◆ What is being asked
Leave the pictures out. Return all other data exactly.

+++

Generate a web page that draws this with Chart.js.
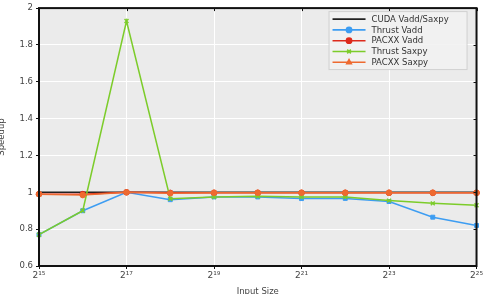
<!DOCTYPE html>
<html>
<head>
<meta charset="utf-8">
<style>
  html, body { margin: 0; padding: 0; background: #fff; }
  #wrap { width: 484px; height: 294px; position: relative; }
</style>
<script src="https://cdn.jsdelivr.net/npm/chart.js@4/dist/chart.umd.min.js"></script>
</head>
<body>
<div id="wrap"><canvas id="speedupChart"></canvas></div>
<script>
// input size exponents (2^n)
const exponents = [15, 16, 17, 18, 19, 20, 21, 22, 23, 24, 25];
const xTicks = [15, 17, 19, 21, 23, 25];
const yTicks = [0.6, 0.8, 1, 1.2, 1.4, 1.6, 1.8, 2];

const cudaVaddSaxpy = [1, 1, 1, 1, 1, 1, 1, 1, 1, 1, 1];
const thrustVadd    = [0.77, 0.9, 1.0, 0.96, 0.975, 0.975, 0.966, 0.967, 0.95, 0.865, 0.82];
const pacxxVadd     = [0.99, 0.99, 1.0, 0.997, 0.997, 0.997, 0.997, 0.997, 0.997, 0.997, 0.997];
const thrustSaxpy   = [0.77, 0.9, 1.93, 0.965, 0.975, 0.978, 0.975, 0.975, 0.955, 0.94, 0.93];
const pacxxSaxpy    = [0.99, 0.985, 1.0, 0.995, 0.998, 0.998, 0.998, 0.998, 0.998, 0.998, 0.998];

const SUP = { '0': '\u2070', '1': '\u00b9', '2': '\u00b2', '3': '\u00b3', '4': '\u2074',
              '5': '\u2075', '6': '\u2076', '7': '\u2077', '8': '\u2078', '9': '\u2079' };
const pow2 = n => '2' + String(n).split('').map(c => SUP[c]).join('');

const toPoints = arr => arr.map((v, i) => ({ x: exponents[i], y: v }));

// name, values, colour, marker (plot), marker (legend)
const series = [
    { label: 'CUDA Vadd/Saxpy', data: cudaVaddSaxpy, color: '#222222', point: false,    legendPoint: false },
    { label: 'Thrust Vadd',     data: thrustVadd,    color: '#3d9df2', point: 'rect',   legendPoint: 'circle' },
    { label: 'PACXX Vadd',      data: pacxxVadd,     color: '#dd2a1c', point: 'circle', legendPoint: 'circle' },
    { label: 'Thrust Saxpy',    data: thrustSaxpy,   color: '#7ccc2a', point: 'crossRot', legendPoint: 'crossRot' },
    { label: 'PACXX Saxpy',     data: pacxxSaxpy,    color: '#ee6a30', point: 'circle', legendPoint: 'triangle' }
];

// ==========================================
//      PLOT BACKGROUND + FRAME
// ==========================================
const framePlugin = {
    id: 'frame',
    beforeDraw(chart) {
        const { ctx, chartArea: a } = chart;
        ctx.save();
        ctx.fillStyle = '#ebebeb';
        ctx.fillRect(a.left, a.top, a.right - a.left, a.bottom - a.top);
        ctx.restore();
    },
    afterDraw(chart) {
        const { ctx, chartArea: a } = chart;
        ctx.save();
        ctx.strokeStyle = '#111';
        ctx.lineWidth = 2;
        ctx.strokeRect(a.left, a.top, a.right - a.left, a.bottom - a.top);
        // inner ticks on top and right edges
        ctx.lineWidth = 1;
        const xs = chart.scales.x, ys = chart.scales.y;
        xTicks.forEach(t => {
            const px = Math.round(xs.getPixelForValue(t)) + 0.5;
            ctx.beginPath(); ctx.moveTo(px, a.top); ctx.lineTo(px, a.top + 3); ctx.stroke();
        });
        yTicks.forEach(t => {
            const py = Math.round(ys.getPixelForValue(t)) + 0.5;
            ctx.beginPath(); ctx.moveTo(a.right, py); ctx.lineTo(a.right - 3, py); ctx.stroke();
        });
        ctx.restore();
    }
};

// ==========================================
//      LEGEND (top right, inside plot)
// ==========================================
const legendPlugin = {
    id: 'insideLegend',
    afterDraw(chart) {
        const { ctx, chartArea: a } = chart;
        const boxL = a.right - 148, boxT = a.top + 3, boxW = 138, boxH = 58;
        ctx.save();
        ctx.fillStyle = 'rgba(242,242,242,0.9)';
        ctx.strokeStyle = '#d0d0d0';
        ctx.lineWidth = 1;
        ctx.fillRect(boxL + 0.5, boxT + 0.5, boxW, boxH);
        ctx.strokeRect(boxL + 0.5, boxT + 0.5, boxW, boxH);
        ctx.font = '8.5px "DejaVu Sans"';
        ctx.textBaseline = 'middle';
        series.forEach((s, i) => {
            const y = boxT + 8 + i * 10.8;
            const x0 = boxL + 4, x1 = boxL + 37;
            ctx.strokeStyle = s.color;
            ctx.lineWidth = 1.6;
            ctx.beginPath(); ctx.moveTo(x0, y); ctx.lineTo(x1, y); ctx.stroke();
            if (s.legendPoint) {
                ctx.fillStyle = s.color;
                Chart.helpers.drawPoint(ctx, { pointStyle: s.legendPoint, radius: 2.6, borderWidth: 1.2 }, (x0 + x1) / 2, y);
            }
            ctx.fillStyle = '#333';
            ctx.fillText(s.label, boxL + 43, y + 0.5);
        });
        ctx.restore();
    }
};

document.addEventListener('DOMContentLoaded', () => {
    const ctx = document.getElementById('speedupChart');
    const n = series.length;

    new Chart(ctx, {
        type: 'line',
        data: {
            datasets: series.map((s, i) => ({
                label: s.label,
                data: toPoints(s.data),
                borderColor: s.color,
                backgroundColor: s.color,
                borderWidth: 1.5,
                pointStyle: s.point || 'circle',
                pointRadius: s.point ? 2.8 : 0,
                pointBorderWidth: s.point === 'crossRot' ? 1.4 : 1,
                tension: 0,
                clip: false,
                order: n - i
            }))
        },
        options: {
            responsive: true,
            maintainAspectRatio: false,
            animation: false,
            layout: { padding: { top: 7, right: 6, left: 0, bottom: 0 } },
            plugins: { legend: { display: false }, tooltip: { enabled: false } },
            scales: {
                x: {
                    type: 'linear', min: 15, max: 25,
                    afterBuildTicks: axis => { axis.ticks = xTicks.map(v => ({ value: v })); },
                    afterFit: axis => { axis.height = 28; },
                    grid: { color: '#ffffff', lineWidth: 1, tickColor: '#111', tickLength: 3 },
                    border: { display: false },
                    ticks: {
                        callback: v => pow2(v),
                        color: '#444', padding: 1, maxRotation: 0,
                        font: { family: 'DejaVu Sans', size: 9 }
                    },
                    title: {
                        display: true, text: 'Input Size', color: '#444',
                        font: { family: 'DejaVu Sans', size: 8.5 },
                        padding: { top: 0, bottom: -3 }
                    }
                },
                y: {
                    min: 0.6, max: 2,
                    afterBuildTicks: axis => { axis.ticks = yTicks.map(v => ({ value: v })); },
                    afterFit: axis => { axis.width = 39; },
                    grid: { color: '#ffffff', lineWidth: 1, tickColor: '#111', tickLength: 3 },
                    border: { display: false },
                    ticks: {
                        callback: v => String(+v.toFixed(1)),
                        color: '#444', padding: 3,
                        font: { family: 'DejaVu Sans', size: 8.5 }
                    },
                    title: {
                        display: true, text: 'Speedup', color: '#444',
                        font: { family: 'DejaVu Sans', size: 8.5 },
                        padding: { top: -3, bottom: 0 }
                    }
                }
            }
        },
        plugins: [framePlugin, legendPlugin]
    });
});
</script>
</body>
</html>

+++

◆ Task result
Generate a web page that draws this with Chart.js.
<!DOCTYPE html>
<html>
<head>
<meta charset="utf-8">
<style>
  html, body { margin: 0; padding: 0; background: #fff; }
  #wrap { width: 484px; height: 294px; position: relative; }
</style>
<script src="https://cdn.jsdelivr.net/npm/chart.js@4/dist/chart.umd.min.js"></script>
</head>
<body>
<div id="wrap"><canvas id="speedupChart"></canvas></div>
<script>
// input size exponents (2^n)
const exponents = [15, 16, 17, 18, 19, 20, 21, 22, 23, 24, 25];
const xTicks = [15, 17, 19, 21, 23, 25];
const yTicks = [0.6, 0.8, 1, 1.2, 1.4, 1.6, 1.8, 2];

const cudaVaddSaxpy = [1, 1, 1, 1, 1, 1, 1, 1, 1, 1, 1];
const thrustVadd    = [0.77, 0.9, 1.0, 0.96, 0.975, 0.975, 0.966, 0.967, 0.95, 0.865, 0.82];
const pacxxVadd     = [0.99, 0.99, 1.0, 0.997, 0.997, 0.997, 0.997, 0.997, 0.997, 0.997, 0.997];
const thrustSaxpy   = [0.77, 0.9, 1.93, 0.965, 0.975, 0.978, 0.975, 0.975, 0.955, 0.94, 0.93];
const pacxxSaxpy    = [0.99, 0.985, 1.0, 0.995, 0.998, 0.998, 0.998, 0.998, 0.998, 0.998, 0.998];

const SUP = { '0': '\u2070', '1': '\u00b9', '2': '\u00b2', '3': '\u00b3', '4': '\u2074',
              '5': '\u2075', '6': '\u2076', '7': '\u2077', '8': '\u2078', '9': '\u2079' };
const pow2 = n => '2' + String(n).split('').map(c => SUP[c]).join('');

const toPoints = arr => arr.map((v, i) => ({ x: exponents[i], y: v }));

// name, values, colour, marker (plot), marker (legend)
const series = [
    { label: 'CUDA Vadd/Saxpy', data: cudaVaddSaxpy, color: '#222222', point: false,    legendPoint: false },
    { label: 'Thrust Vadd',     data: thrustVadd,    color: '#3d9df2', point: 'rect',   legendPoint: 'circle' },
    { label: 'PACXX Vadd',      data: pacxxVadd,     color: '#dd2a1c', point: 'circle', legendPoint: 'circle' },
    { label: 'Thrust Saxpy',    data: thrustSaxpy,   color: '#7ccc2a', point: 'crossRot', legendPoint: 'crossRot' },
    { label: 'PACXX Saxpy',     data: pacxxSaxpy,    color: '#ee6a30', point: 'circle', legendPoint: 'triangle' }
];

// ==========================================
//      PLOT BACKGROUND + FRAME
// ==========================================
const framePlugin = {
    id: 'frame',
    beforeDraw(chart) {
        const { ctx, chartArea: a } = chart;
        ctx.save();
        ctx.fillStyle = '#ebebeb';
        ctx.fillRect(a.left, a.top, a.right - a.left, a.bottom - a.top);
        ctx.restore();
    },
    afterDraw(chart) {
        const { ctx, chartArea: a } = chart;
        ctx.save();
        ctx.strokeStyle = '#111';
        ctx.lineWidth = 2;
        ctx.strokeRect(a.left, a.top, a.right - a.left, a.bottom - a.top);
        // inner ticks on top and right edges
        ctx.lineWidth = 1;
        const xs = chart.scales.x, ys = chart.scales.y;
        xTicks.forEach(t => {
            const px = Math.round(xs.getPixelForValue(t)) + 0.5;
            ctx.beginPath(); ctx.moveTo(px, a.top); ctx.lineTo(px, a.top + 3); ctx.stroke();
        });
        yTicks.forEach(t => {
            const py = Math.round(ys.getPixelForValue(t)) + 0.5;
            ctx.beginPath(); ctx.moveTo(a.right, py); ctx.lineTo(a.right - 3, py); ctx.stroke();
        });
        ctx.restore();
    }
};

// ==========================================
//      LEGEND (top right, inside plot)
// ==========================================
const legendPlugin = {
    id: 'insideLegend',
    afterDraw(chart) {
        const { ctx, chartArea: a } = chart;
        const boxL = a.right - 148, boxT = a.top + 3, boxW = 138, boxH = 58;
        ctx.save();
        ctx.fillStyle = 'rgba(242,242,242,0.9)';
        ctx.strokeStyle = '#d0d0d0';
        ctx.lineWidth = 1;
        ctx.fillRect(boxL + 0.5, boxT + 0.5, boxW, boxH);
        ctx.strokeRect(boxL + 0.5, boxT + 0.5, boxW, boxH);
        ctx.font = '8.5px "DejaVu Sans"';
        ctx.textBaseline = 'middle';
        series.forEach((s, i) => {
            const y = boxT + 8 + i * 10.8;
            const x0 = boxL + 4, x1 = boxL + 37;
            ctx.strokeStyle = s.color;
            ctx.lineWidth = 1.6;
            ctx.beginPath(); ctx.moveTo(x0, y); ctx.lineTo(x1, y); ctx.stroke();
            if (s.legendPoint) {
                ctx.fillStyle = s.color;
                Chart.helpers.drawPoint(ctx, { pointStyle: s.legendPoint, radius: 2.6, borderWidth: 1.2 }, (x0 + x1) / 2, y);
            }
            ctx.fillStyle = '#333';
            ctx.fillText(s.label, boxL + 43, y + 0.5);
        });
        ctx.restore();
    }
};

document.addEventListener('DOMContentLoaded', () => {
    const ctx = document.getElementById('speedupChart');
    const n = series.length;

    new Chart(ctx, {
        type: 'line',
        data: {
            datasets: series.map((s, i) => ({
                label: s.label,
                data: toPoints(s.data),
                borderColor: s.color,
                backgroundColor: s.color,
                borderWidth: 1.5,
                pointStyle: s.point || 'circle',
                pointRadius: s.point ? 2.8 : 0,
                pointBorderWidth: s.point === 'crossRot' ? 1.4 : 1,
                tension: 0,
                clip: false,
                order: n - i
            }))
        },
        options: {
            responsive: true,
            maintainAspectRatio: false,
            animation: false,
            layout: { padding: { top: 7, right: 6, left: 0, bottom: 0 } },
            plugins: { legend: { display: false }, tooltip: { enabled: false } },
            scales: {
                x: {
                    type: 'linear', min: 15, max: 25,
                    afterBuildTicks: axis => { axis.ticks = xTicks.map(v => ({ value: v })); },
                    afterFit: axis => { axis.height = 28; },
                    grid: { color: '#ffffff', lineWidth: 1, tickColor: '#111', tickLength: 3 },
                    border: { display: false },
                    ticks: {
                        callback: v => pow2(v),
                        color: '#444', padding: 1, maxRotation: 0,
                        font: { family: 'DejaVu Sans', size: 9 }
                    },
                    title: {
                        display: true, text: 'Input Size', color: '#444',
                        font: { family: 'DejaVu Sans', size: 8.5 },
                        padding: { top: 0, bottom: -3 }
                    }
                },
                y: {
                    min: 0.6, max: 2,
                    afterBuildTicks: axis => { axis.ticks = yTicks.map(v => ({ value: v })); },
                    afterFit: axis => { axis.width = 39; },
                    grid: { color: '#ffffff', lineWidth: 1, tickColor: '#111', tickLength: 3 },
                    border: { display: false },
                    ticks: {
                        callback: v => String(+v.toFixed(1)),
                        color: '#444', padding: 3,
                        font: { family: 'DejaVu Sans', size: 8.5 }
                    },
                    title: {
                        display: true, text: 'Speedup', color: '#444',
                        font: { family: 'DejaVu Sans', size: 8.5 },
                        padding: { top: -3, bottom: 0 }
                    }
                }
            }
        },
        plugins: [framePlugin, legendPlugin]
    });
});
</script>
</body>
</html>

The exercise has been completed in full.